Objective:
Extract, exactly, the lines from the line containing "Write a Python" to the line containing "ax = fig.add_axes([12", with both lines included and any pictures left out.
---------------
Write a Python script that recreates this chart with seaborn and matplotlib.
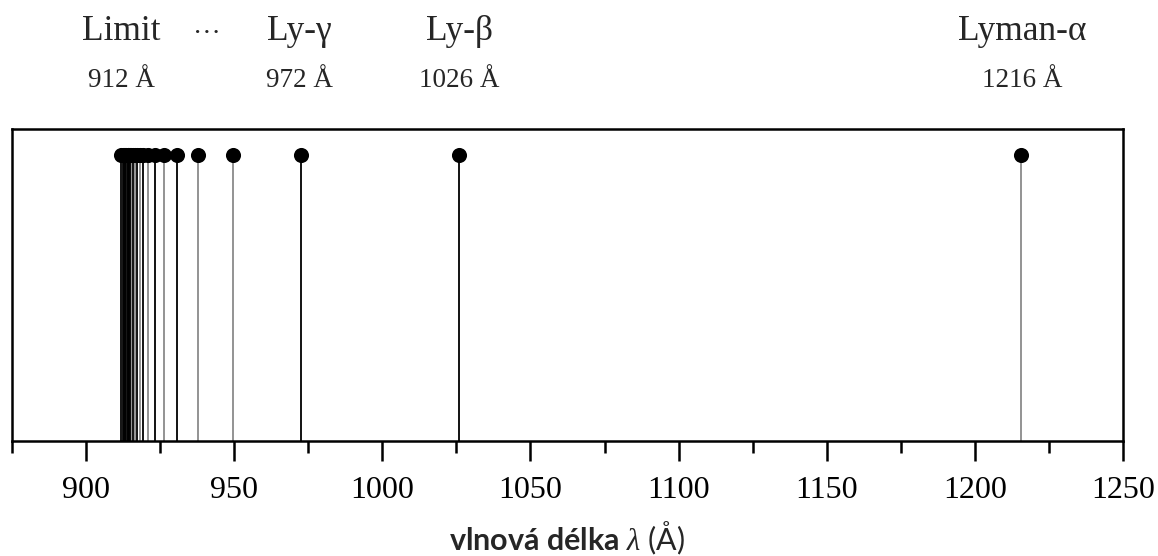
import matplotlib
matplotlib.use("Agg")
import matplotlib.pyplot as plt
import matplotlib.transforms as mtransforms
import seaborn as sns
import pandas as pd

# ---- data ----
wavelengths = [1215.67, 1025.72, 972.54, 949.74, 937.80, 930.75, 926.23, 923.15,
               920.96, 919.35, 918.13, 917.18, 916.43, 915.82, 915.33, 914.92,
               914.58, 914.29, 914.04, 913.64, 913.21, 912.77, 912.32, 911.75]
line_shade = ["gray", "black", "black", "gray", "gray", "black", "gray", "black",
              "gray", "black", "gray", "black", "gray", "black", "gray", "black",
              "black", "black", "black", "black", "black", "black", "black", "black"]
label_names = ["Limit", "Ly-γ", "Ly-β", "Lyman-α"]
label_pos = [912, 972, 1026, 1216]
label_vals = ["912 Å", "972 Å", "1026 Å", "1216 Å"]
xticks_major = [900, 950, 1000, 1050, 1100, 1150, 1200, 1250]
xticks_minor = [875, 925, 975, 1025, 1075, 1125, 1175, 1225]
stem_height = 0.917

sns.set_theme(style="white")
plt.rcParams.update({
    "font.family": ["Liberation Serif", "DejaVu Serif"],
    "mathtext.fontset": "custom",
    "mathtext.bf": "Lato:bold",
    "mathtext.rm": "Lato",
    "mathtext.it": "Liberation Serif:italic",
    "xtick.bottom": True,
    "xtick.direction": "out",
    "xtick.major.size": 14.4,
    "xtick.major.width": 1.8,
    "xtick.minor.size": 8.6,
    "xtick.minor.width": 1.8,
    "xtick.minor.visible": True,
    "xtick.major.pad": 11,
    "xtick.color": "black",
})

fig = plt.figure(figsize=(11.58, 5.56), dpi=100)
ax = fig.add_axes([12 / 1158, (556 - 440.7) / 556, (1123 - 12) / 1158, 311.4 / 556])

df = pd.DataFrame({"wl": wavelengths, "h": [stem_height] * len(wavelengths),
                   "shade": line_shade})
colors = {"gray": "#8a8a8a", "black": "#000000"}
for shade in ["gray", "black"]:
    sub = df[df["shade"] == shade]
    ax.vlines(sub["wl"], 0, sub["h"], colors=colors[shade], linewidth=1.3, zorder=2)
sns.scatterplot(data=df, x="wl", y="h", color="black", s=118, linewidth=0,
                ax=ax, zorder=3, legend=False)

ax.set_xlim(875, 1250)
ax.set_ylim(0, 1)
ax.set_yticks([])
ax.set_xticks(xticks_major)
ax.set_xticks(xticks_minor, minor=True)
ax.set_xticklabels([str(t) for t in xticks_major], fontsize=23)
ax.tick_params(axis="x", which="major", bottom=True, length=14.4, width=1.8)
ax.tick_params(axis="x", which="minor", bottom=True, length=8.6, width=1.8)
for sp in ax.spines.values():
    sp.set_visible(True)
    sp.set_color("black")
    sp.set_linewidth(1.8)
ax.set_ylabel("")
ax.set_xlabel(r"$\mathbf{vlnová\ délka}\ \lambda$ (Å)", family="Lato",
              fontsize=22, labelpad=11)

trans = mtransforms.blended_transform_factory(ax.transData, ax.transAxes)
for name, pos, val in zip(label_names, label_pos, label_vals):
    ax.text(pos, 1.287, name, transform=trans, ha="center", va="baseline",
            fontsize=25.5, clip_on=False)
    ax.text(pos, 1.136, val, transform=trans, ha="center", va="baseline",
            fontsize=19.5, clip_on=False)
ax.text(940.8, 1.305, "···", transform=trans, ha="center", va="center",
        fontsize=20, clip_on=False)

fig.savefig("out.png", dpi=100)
---------------
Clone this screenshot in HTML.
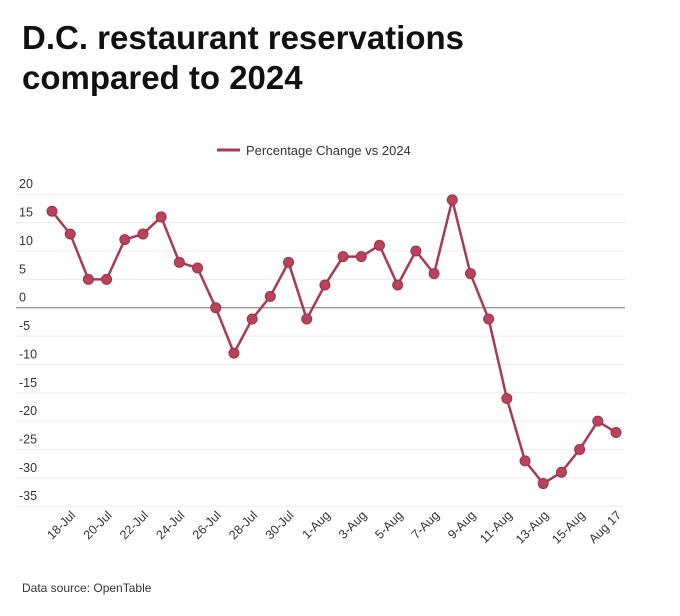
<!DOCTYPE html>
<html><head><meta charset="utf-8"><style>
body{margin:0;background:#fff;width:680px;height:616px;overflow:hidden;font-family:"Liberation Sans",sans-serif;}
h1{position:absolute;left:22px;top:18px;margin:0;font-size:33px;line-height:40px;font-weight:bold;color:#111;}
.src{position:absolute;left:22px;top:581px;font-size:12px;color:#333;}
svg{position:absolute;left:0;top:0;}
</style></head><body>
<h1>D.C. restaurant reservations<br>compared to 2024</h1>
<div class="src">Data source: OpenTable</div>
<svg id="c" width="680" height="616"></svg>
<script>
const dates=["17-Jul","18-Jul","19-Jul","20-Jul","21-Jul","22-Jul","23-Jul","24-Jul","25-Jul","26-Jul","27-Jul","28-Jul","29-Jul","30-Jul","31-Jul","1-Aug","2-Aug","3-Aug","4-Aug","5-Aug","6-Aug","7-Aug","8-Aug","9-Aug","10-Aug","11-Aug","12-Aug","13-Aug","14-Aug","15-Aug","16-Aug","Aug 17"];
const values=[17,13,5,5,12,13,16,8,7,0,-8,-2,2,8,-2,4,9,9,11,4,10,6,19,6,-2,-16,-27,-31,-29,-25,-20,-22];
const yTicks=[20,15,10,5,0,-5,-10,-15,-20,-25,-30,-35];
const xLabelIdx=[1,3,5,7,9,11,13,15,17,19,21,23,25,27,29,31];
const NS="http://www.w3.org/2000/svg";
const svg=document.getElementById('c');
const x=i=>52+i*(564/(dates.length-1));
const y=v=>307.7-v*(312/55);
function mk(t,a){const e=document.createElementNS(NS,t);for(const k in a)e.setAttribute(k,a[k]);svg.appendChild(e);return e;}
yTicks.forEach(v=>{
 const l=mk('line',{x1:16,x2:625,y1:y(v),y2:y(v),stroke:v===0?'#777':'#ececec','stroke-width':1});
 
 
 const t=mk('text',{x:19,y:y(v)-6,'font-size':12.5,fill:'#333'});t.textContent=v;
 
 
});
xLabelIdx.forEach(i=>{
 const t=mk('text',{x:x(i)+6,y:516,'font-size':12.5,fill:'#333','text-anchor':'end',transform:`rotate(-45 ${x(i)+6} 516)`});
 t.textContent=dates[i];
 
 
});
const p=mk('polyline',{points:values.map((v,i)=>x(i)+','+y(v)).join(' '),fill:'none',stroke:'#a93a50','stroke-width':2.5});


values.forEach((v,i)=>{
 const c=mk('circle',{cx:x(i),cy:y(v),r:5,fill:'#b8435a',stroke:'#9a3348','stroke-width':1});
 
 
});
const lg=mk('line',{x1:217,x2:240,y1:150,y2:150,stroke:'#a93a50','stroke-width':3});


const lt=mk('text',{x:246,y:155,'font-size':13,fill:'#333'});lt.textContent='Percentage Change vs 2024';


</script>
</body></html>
---------------
Written response:
Write a Python script that recreates this chart with seaborn and matplotlib.
import matplotlib
matplotlib.use("Agg")
import matplotlib.pyplot as plt
import matplotlib.transforms as mtransforms
import seaborn as sns
import pandas as pd

# ---- data ----
wavelengths = [1215.67, 1025.72, 972.54, 949.74, 937.80, 930.75, 926.23, 923.15,
               920.96, 919.35, 918.13, 917.18, 916.43, 915.82, 915.33, 914.92,
               914.58, 914.29, 914.04, 913.64, 913.21, 912.77, 912.32, 911.75]
line_shade = ["gray", "black", "black", "gray", "gray", "black", "gray", "black",
              "gray", "black", "gray", "black", "gray", "black", "gray", "black",
              "black", "black", "black", "black", "black", "black", "black", "black"]
label_names = ["Limit", "Ly-γ", "Ly-β", "Lyman-α"]
label_pos = [912, 972, 1026, 1216]
label_vals = ["912 Å", "972 Å", "1026 Å", "1216 Å"]
xticks_major = [900, 950, 1000, 1050, 1100, 1150, 1200, 1250]
xticks_minor = [875, 925, 975, 1025, 1075, 1125, 1175, 1225]
stem_height = 0.917

sns.set_theme(style="white")
plt.rcParams.update({
    "font.family": ["Liberation Serif", "DejaVu Serif"],
    "mathtext.fontset": "custom",
    "mathtext.bf": "Lato:bold",
    "mathtext.rm": "Lato",
    "mathtext.it": "Liberation Serif:italic",
    "xtick.bottom": True,
    "xtick.direction": "out",
    "xtick.major.size": 14.4,
    "xtick.major.width": 1.8,
    "xtick.minor.size": 8.6,
    "xtick.minor.width": 1.8,
    "xtick.minor.visible": True,
    "xtick.major.pad": 11,
    "xtick.color": "black",
})

fig = plt.figure(figsize=(11.58, 5.56), dpi=100)
ax = fig.add_axes([12 / 1158, (556 - 440.7) / 556, (1123 - 12) / 1158, 311.4 / 556])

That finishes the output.